On Sunday, I changed my clothes twelve times.
It was one of those days where nothing seemed to go right. My husband and I had argued about something trivial. The house was a mess. I had a long list of emails to catch up on. And I suffered a humiliating fall in front of my kids while playing tennis. Earlier in the week, I had bought a pair of jeans from Urban Outfitters, a store whose clothes seem better suited for long-limbed gangly teenagers than a middle aged mom such as myself. They were slim cut with a playful polka dot print and ended right at my ankles. I wanted these jeans to work for me. I wanted them to make me look laid-back and relaxed and youthful. I wanted them to turn me into the wistful models in the Urban Outfitters catalog, with their long straight hair and penchant for standing on cliffs in the middle of the desert staring out blankly at nothing.

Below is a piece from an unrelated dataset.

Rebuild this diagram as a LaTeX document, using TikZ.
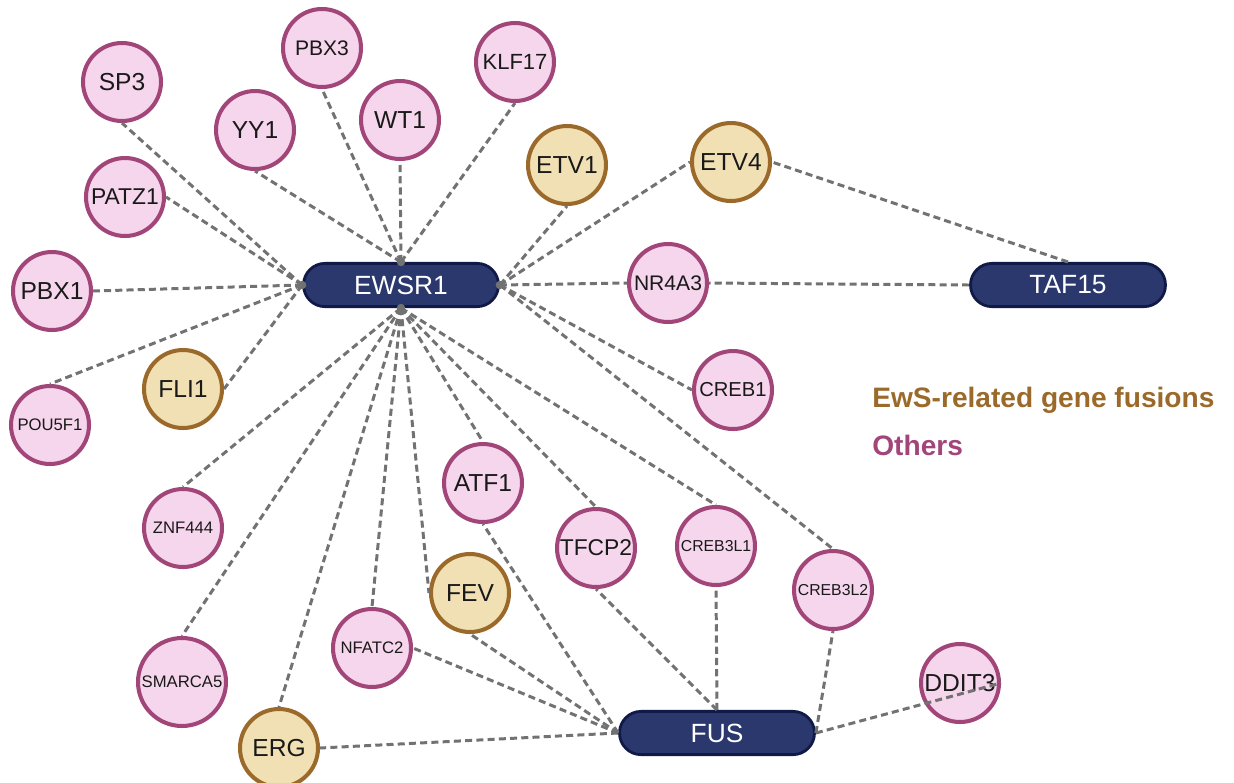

I slid the jeans on and paired them with a selection of tee shirts and button-downs and thin knit sweaters. Nothing worked. The jeans constricted around my stomach and thighs. I felt myself becoming anxious. I changed and changed again, until clothes piled in a depressing heap on my bed. I felt fat. I know fat is not a feeling, but that was all I could think about. I was old and fat.
I had eaten a big meal out with my husband the night before, a meal I couldn't stop thinking it. The food was luscious - the kind that features butter as both a main ingredient and a garnish, and I felt guilty about eating it. I felt like the jeans were punishing me for it. It was hard for me to even decide if I'd liked what I'd eaten because the meal was so indulgent. I couldn't separate the guilty feelings I had from eating foods I classified as "bad" with whether I had even liked them in the first place. The jeans only made my confusion more pronounced.
There is so much discomfort about food and what normal eating is. We worry about our weight and qualify foods into "good" or "bad" types. We count calories and carefully monitor what we do and do not eat. We might shun foods that are actually good for us in an effort to avoid weight gain. Whether we count points, calories or fat grams or keep a food journal or observe and restrict ourselves in other ways, the message is the same: Following the rules is more important that actually tasting or even enjoying what we're eating. So it's no surprise that we lose touch with our bodies, and get iffy about signs that we're even hungry or full, and feel guilty when we do eat. Sometimes, once a meal is over, we often don't realize how much we ate. At the end of the day we might even struggle to recall what we put in our bodies.
Yesterday I came across an article which quoted Ellyn Satter, a renowned eating and feeding expert and a registered dietician and therapist. I love Satter’s definition of normal eating:
Normal eating is going to the table hungry and eating until you are satisfied. It is being able to choose food you like and eat it and truly get enough of it -not just stop eating because you think you should. Normal eating is being able to give some thought to your food selection so you get nutritious food, but not being so wary and restrictive that you miss out on enjoyable food. Normal eating is giving yourself permission to eat sometimes because you are happy, sad or bored, or just because it feels good. Normal eating is mostly three meals a day, or four or five, or it can be choosing to munch along the way. It is leaving some cookies on the plate because you know you can have some again tomorrow, or it is eating more now because they taste so wonderful. Normal eating is overeating at times, feeling stuffed and uncomfortable. And it can be undereating at times and wishing you had more. Normal eating is trusting your body to make up for your mistakes in eating. Normal eating takes up some of your time and attention, but keeps its place as only one important area of your life.
In short, normal eating is flexible. It varies in response to your hunger, your schedule, your proximity to food and your feelings.I worry about enjoying eating. Especially during times like now when I find myself trying more foods I've previously been uncomfortable with. I feel ashamed that I like to eat, and wish that food was just neutral to me. But enjoying food, as Satter writes on her website, is healthy.
Eating is supposed to be enjoyable. For too many of us, eating represents trouble. We feel guilty if we eat what we ”shouldn’t” and deprived if we eat what we ”should.” We eat more than we think we should, and we worry about weight. Surveys show that when the joy goes out of eating, nutrition suffers.I don't have a very refined palette, but honestly, I adore food. I love the memories certain foods have for me - latkes at Hanukkah and cookies during Christmas; a particularly memorable piece of strawberry creme cake devoured during my 26th birthday while living in Brooklyn; the sushi my husband and I ate during one of our first dates. But of course, because I’m a woman, and because I’m a woman who grew up in an era of food awareness, in a household that reinforced dieting, I can't love food without reservation.
What's your relationship with food? How often do you feel guilty after eating? Do you categorize foods as "good" or "bad"? Do you ever feel confused about what normal eating is?